Отошел при первой же руладе. Все равно не пойму. Три шага вправо. Три шага назад. Вот! Качнулась ветка ели! Он! Но стрелять нельзя, глухарь в три четверти ко мне, а бить только в крыло, иначе ищи потом подранка! Еще немного назад, к Федору, теперь мы стоим плечо к плечу, и он окончательно теряет терпение.


С очередной песней вжимаю приклад в плечо, свожу три точки — бок глухаря, мушку и планку. Замолк глухарь, и палец замирает на предохранителе. Малейший звук неприемлем!
Запел! Предохранитель долой; чувствую, как, страхуя меня, вскидывает ружье Валентиныч, выдыхаю и чуть касаюсь пальцем крючка. Долей секунды позже грохает ружье Федора, спасибо ему, но я-то знаю, что попал! Массивное тело с шумом падает сквозь густую крону могучей ели.


— …! — с чувством говорит Валентиныч. — Ну и нервы у тебя!

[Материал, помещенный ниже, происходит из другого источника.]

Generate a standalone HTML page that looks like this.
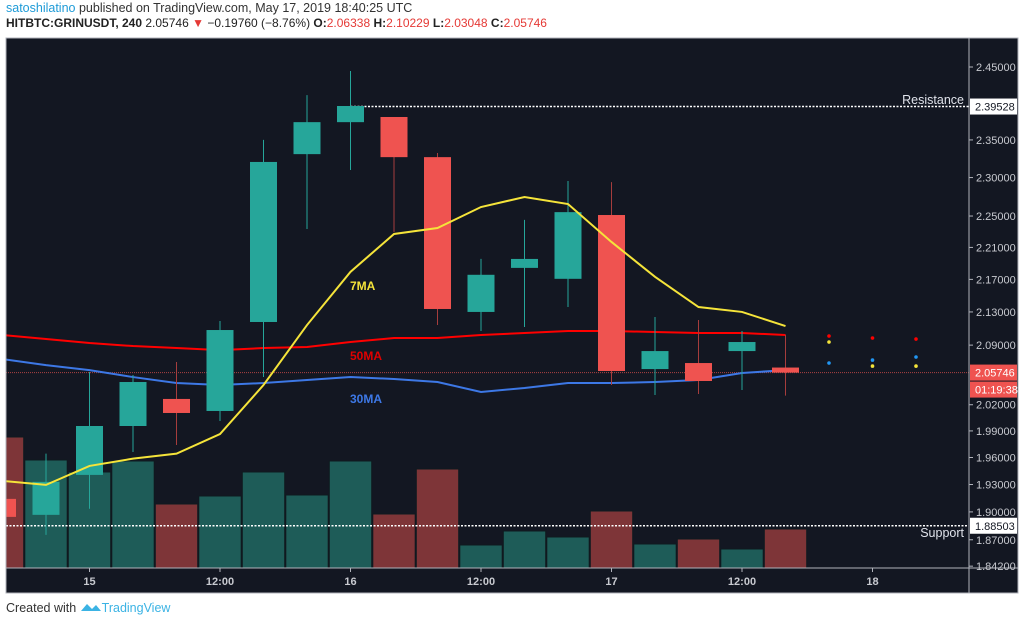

Я уже думал, если сейчас не выстрелит, сам пальну!
— Служенье муз не терпит суеты! — не в тему ляпнул я, приводя в порядок свои ощущения.
Федор — мужик образованный, современный, а потому «муз» стерпел. Хмыкнул, включил
фонарик и пошел за глухарем, а я за ним. Он поднял с земли мощную птицу и подал мне. Ничто не заменит того момента, когда ты берешь на руки это чудо русского леса, огромное, тяжелое, многоцветное...
— Ну что ? — лукаво спросил Федор, — домой повезешь или на кровях?
Прекрасно понимая, что это проверка «на вшивость», я, тем не менее, совершенно искренне ответил:
— Ты о чем?! Конечно, на кровях!
— Да ладно! — рассмеялся он. — Ты чё? Вези домой!.. Хоро-о-ош чертяка! А ведь мог уйти! Кило на пять с половиной, а то и на шесть! Смотри-ка, а он драчун был!


Федор показал на птичий загривок с большой проплешиной на месте выдранных перьев. Я бережно заправил под крыло глухариную голову на еще гибкой мускулистой шее… Прости, брат, что взял твою жизнь, но я — охотник, и это была честная охота…


По медленно светлеющему лесу мы пошли к развилке, куда должна была вернуться за нами «буханка». Глухарь под мышкой приятно и весомо оттягивал руку. Анатольичу не повезло — он вышел на «молчуна». Но какой логикой порой руководствуется охотничья удача — «Тайна сия великая есть»!